A two-year-old business should have these on a recurring schedule attached to an owner and a checklist, not floating in someone’s head as “I should probably do that soon.” This is the difference between a process that runs the business and a business that runs the founder.
Take the monthly bookkeeping close as the obvious example. It requires the same set of actions every month: pull statements from each account, reconcile against the ledger, categorize uncategorized transactions, generate the P&L, review against the prior month, and flag anything anomalous. Without a documented recurring workflow, this somehow becomes a multi-day fire every thirty-first. With one, it is a Tuesday afternoon.
The quarterly review is a higher-altitude version of the same idea. Pull actuals against plan, compare hiring against budget, look at customer concentration, walk through the pipeline, and decide what changes between this quarter and the next. Once a year, the same rhythm becomes annual planning: revisit the strategy, set the revenue goal, and decide what to stop doing.

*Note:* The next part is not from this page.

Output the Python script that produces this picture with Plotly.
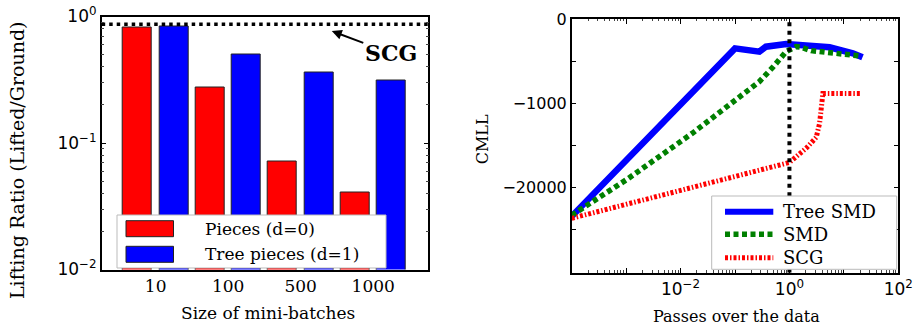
import numpy as np
import plotly.graph_objects as go

# ---------------- data ----------------
# Left panel: lifting ratio per mini-batch size
batch_sizes = ["10", "100", "500", "1000"]
pieces_d0 = [0.82, 0.276, 0.071, 0.0407]
tree_pieces_d1 = [0.83, 0.505, 0.364, 0.311]
scg_ratio = 0.87

# Right panel: CMLL vs passes over the data
tree_smd_x = [1e-4, 0.1, 0.28, 0.37, 0.87, 2.66, 5.47, 14.6, 22]
tree_smd_y = [-56000, -100, -119, -91, -78, -83, -94, -129, -157]
smd_x = [1e-4, 1e-3, 0.0164, 0.104, 0.279, 0.492, 0.703, 0.869, 1.33, 1.64, 2.51, 5.47, 11.1, 21.1]
smd_y = [-54000, -15600, -3000, -895, -445, -248, -165, -119, -91, -94, -113, -126, -136, -148]
scg_x = [1e-4, 1.0, 2.03, 3.11, 3.58, 3.85, 4.12, 20.4]
scg_y = [-60000, -8440, -5100, -3460, -2100, -1290, -700, -700]
cmll_tick_values = [0, -1000, -20000]
cmll_tick_labels = ["0", "\u22121000", "\u221220000"]
one_pass = 1.0

# ---------------- helpers ----------------
W, H = 918, 331
SERIF = "DejaVu Serif"
SANS = "DejaVu Sans"
C = 1000.0 / 18.0


def T(v):
    """Symmetric-log-like transform used for the CMLL axis."""
    return -np.log10(1.0 - np.asarray(v, dtype=float) / C)


def px(x):
    return x / W


def py(y):
    return 1 - y / H


fig = go.Figure()

# ---------------- left panel ----------------
idx = np.arange(len(batch_sizes))
fig.add_trace(go.Bar(x=idx + 0.2, y=pieces_d0, width=0.4, marker=dict(color="#ff0000", line=dict(color="#222", width=1)),
                     xaxis="x", yaxis="y", showlegend=False))
fig.add_trace(go.Bar(x=idx + 0.7, y=tree_pieces_d1, width=0.4, marker=dict(color="#0000ff", line=dict(color="#222", width=1)),
                     xaxis="x", yaxis="y", showlegend=False))
xl_range = [-0.294, 4.21]
fig.add_trace(go.Scatter(x=xl_range, y=[scg_ratio, scg_ratio], mode="lines",
                         line=dict(color="black", width=3.5, dash="3.5px,4px"), xaxis="x", yaxis="y",
                         showlegend=False, hoverinfo="skip", cliponaxis=False))

# ---------------- right panel ----------------
fig.add_trace(go.Scatter(x=tree_smd_x, y=T(tree_smd_y), mode="lines", line=dict(color="#0000ff", width=6.5),
                         xaxis="x2", yaxis="y2", showlegend=False))
fig.add_trace(go.Scatter(x=smd_x, y=T(smd_y), mode="lines", line=dict(color="#008000", width=5.5, dash="5px,3.5px"),
                         xaxis="x2", yaxis="y2", showlegend=False))
fig.add_trace(go.Scatter(x=scg_x, y=T(scg_y), mode="lines", line=dict(color="#ff0000", width=5, dash="3px,2px,1.5px,2px"),
                         xaxis="x2", yaxis="y2", showlegend=False))
yr_range = [-3.862, 0]
fig.add_trace(go.Scatter(x=[one_pass, one_pass], y=yr_range, mode="lines",
                         line=dict(color="black", width=4, dash="4px,4.5px"), xaxis="x2", yaxis="y2",
                         showlegend=False, hoverinfo="skip"))

# ---------------- axes ----------------
frame = dict(showline=True, linecolor="black", linewidth=1.5, mirror="allticks", showgrid=False, zeroline=False,
             automargin=False)

minor_log_l = [d * 10.0 ** k for k in (-2, -1) for d in range(2, 10)]
fig.update_layout(
    xaxis=dict(domain=[px(101.7), px(428.3)], range=xl_range, tickvals=idx + 0.45, ticktext=batch_sizes,
               ticks="", tickfont=dict(family=SERIF, size=17, color="black"), anchor="y", **frame),
    yaxis=dict(domain=[py(269.5), py(16.5)], type="log", range=[-2, 0],
               tickvals=[0.01, 0.1, 1], ticktext=["10<sup>\u22122</sup>", "10<sup>\u22121</sup>", "10<sup>0</sup>"],
               ticks="inside", ticklen=5, tickwidth=1, tickcolor="black",
               minor=dict(tickvals=minor_log_l, ticks="inside", ticklen=2.5, tickwidth=1, tickcolor="#444"),
               tickfont=dict(family=SANS, size=17, color="black"), anchor="x", **frame),
)

maj_x = [10.0 ** k for k in range(-4, 3)]
maj_txt = ["10<sup>%s</sup>" % (str(k).replace("-", "\u2212")) if k in (-2, 0, 2) else "" for k in range(-4, 3)]
minor_log_r = [d * 10.0 ** k for k in range(-4, 2) for d in range(2, 10)]
ymaj = T(cmll_tick_values)
step = (ymaj[1] - ymaj[0]) / 2
ytv = [ymaj[0], ymaj[0] + step, ymaj[1], ymaj[1] + step, ymaj[2], ymaj[2] + step]
ytt = [cmll_tick_labels[0], "", cmll_tick_labels[1], "", cmll_tick_labels[2], ""]
fig.update_layout(
    xaxis2=dict(domain=[px(571.7), px(898.3)], type="log", range=[-4, 2], tickvals=maj_x, ticktext=maj_txt,
                ticks="inside", ticklen=5, tickwidth=1, tickcolor="black",
                minor=dict(tickvals=minor_log_r, ticks="inside", ticklen=2.5, tickwidth=1, tickcolor="#444"),
                tickfont=dict(family=SANS, size=17, color="black"), anchor="y2", **frame),
    yaxis2=dict(domain=[py(272.7), py(19)], range=yr_range, tickvals=ytv, ticktext=ytt,
                ticks="inside", ticklen=5, tickwidth=1, tickcolor="black",
                tickfont=dict(family=SANS, size=16, color="black"), anchor="x2", **frame),
)

# ---------------- legends (drawn manually) ----------------
shapes = []
annotations = []
# left legend
shapes.append(dict(type="rect", xref="paper", yref="paper", x0=px(117), x1=px(386), y0=py(268), y1=py(215),
                   fillcolor="white", line=dict(color="#bbbbbb", width=1), layer="above"))
for yc, col, lab in [(228.7, "#ff0000", "Pieces (d=0)"), (254.3, "#0000ff", "Tree pieces (d=1)")]:
    shapes.append(dict(type="rect", xref="paper", yref="paper", x0=px(126), x1=px(173.5), y0=py(yc + 8), y1=py(yc - 8),
                       fillcolor=col, line=dict(color="#222", width=1), layer="above"))
    annotations.append(dict(xref="paper", yref="paper", x=px(203), y=py(yc), text=lab, showarrow=False,
                            xanchor="left", yanchor="middle", font=dict(family=SERIF, size=17, color="black")))
# right legend
shapes.append(dict(type="rect", xref="paper", yref="paper", x0=px(711.7), x1=px(896.7), y0=py(269.3), y1=py(196),
                   fillcolor="white", line=dict(color="#bbbbbb", width=1), layer="above"))
for yc, col, w, dash, lab in [(211.7, "#0000ff", 6, "solid", "Tree SMD"),
                              (234.3, "#008000", 5.5, "5px,3.5px", "SMD"),
                              (257.7, "#ff0000", 5, "3px,2px,1.5px,2px", "SCG")]:
    shapes.append(dict(type="line", xref="paper", yref="paper", x0=px(725), x1=px(773.3), y0=py(yc), y1=py(yc),
                       line=dict(color=col, width=w, dash=dash), layer="above"))
    annotations.append(dict(xref="paper", yref="paper", x=px(780.7), y=py(yc), text=lab, showarrow=False,
                            xanchor="left", yanchor="middle", font=dict(family=SERIF, size=18, color="black")))

# ---------------- titles & annotation ----------------
annotations += [
    dict(xref="paper", yref="paper", x=px(268), y=py(313), text="Size of mini-batches", showarrow=False,
         xanchor="center", yanchor="middle", font=dict(family=SERIF, size=17, color="black")),
    dict(xref="paper", yref="paper", x=px(17), y=py(161), text="Lifting Ratio (Lifted/Ground)", showarrow=False,
         textangle=-90, xanchor="center", yanchor="middle", font=dict(family=SERIF, size=19, color="black")),
    dict(xref="paper", yref="paper", x=px(736.7), y=py(316.7), text="Passes over the data", showarrow=False,
         xanchor="center", yanchor="middle", font=dict(family=SERIF, size=16, color="black")),
    dict(xref="paper", yref="paper", x=px(483.3), y=py(139), text="CMLL", showarrow=False,
         textangle=-90, xanchor="center", yanchor="middle", font=dict(family=SERIF, size=16, color="black")),
    dict(xref="x", yref="y", x=2.879, y=np.log10(scg_ratio) - 0.055, ax=59, ay=22, axref="pixel", ayref="pixel",
         text="<b>SCG</b>", showarrow=True, arrowhead=2, arrowsize=1, arrowwidth=2, arrowcolor="black",
         standoff=0, font=dict(family=SERIF, size=22, color="black")),
]

fig.update_layout(width=W, height=H, margin=dict(l=0, r=0, t=0, b=0), paper_bgcolor="white", plot_bgcolor="white",
                  shapes=shapes, annotations=annotations, bargap=0, barmode="overlay")

fig.write_html("out.html")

The mechanics are straightforward: a recurring workflow with a defined cadence, an assigned owner, a checklist that gets ticked off, and a small audit trail showing the work happened. The point is not surveillance. It is that the company never has to wonder whether something got done.
The Audit Trail Is the Quiet Win
The phrase “audit trail” sounds bureaucratic until the first time it actually matters.

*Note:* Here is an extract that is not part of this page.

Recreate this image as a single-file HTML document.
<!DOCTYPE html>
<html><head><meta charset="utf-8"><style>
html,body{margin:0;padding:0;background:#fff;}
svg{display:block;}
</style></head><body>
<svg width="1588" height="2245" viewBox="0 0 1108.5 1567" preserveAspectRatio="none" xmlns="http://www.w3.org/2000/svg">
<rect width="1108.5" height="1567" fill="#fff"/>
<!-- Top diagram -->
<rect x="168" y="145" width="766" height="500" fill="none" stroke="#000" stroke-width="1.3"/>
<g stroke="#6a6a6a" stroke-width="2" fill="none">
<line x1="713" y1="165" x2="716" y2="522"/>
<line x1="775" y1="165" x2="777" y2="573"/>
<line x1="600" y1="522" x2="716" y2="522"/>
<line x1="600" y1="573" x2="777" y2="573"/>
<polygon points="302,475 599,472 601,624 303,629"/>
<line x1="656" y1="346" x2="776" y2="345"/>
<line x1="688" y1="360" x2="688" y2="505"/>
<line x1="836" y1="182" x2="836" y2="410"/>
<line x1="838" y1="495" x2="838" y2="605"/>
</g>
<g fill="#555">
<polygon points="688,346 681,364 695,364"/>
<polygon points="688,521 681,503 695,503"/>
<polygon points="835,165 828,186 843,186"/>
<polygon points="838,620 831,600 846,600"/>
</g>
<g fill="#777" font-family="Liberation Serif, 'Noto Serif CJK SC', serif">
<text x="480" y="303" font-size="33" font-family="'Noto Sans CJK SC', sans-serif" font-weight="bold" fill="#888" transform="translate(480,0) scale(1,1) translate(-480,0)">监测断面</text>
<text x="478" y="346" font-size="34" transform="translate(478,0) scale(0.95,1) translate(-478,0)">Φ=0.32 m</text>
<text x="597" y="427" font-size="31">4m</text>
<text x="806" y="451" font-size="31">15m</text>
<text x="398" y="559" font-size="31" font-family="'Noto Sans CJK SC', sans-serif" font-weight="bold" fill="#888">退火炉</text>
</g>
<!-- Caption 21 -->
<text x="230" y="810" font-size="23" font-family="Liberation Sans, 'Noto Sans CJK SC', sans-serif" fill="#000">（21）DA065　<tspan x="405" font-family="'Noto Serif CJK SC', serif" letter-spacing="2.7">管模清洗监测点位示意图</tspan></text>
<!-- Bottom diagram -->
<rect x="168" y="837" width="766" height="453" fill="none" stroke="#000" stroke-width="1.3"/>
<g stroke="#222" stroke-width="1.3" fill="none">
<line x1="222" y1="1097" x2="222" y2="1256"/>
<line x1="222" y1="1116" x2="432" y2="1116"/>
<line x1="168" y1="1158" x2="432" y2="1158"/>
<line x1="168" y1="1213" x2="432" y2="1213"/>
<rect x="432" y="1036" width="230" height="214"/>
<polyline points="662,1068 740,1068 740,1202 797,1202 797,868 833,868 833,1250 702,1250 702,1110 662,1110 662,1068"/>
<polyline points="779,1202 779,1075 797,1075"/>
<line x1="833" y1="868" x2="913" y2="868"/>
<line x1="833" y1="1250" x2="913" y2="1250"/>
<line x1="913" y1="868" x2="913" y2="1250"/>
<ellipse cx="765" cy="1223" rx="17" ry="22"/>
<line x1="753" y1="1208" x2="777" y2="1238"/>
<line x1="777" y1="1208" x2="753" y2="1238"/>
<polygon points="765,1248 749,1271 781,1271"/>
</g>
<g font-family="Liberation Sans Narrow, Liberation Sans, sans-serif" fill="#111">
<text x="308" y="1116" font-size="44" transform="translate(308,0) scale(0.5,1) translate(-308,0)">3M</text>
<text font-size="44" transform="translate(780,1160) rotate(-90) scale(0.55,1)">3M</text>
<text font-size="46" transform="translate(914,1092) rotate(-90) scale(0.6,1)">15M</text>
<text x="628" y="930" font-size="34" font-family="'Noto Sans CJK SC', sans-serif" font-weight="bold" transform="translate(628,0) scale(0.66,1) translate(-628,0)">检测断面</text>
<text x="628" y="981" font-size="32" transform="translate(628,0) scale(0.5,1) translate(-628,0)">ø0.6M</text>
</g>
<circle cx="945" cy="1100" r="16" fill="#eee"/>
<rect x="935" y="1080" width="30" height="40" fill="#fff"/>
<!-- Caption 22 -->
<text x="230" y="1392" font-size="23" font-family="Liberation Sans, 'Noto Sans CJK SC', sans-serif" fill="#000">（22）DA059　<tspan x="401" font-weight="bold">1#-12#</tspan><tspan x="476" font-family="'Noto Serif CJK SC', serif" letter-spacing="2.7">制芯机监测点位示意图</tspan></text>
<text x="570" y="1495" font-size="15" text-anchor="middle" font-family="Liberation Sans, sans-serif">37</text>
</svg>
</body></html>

A documented record of who did what and when becomes load-bearing in five situations a two-year-old business will eventually face: an insurance claim that needs evidence the safety checklist was actually run, a due-diligence request from a prospective investor or acquirer, a dispute with a former employee over what was communicated when, a customer escalation that requires reconstructing a chain of decisions, and a tax audit that needs proof specific processes were followed.
Each of these is a low-probability event with a high-magnitude consequence. The cost of maintaining an audit trail is small — a recurring workflow that timestamps completions and stores them somewhere durable. The cost of not having one when one of those situations arrives is whatever the worst-case ending of that situation is worth.
Founders who get this right tend to think of the audit trail not as compliance overhead but as institutional memory. The trail is how the business remembers what it has done. The longer the business runs, the more valuable that memory becomes.
Founders Stop Being the Bottleneck
The point of all of this is not paperwork. It is that the company can keep functioning when the founder is sick, on vacation, deep in a deal, or pulled into the next stage of growth.
The unforgiving version comes from establishment survival data through 2023 published by the Bureau of Labor Statistics: only 34.7% of businesses born in 2013 were still operating ten years later, and the steepest drops happen in the first three years. Some of that attrition is product-market fit. A great deal of it is operational fragility — a single founder doing every job, with nothing written down, until the day they cannot.
The same pattern shows up in the opposite direction when you study the founders who do scale. Look through any cohort of recognized founders and executives — chief operating officers, founder-CEOs, chief financial officers, presidents of companies across healthcare, logistics, finance, and technology — and the consistent biographical detail is that they ran businesses that kept growing while they took on bigger titles, not businesses that imploded the week they were out sick. The boring stuff scales. The heroic stuff usually does not.
What that looks like in practice is unglamorous: written SOPs, a consolidated HR platform, a defined hiring pipeline, a structured first thirty days for every new hire, a calendar of recurring work, and a quiet audit trail behind all of it. Each piece is small. The interaction of all six is what holds the business up in year three and lets the founder do something other than survive year two.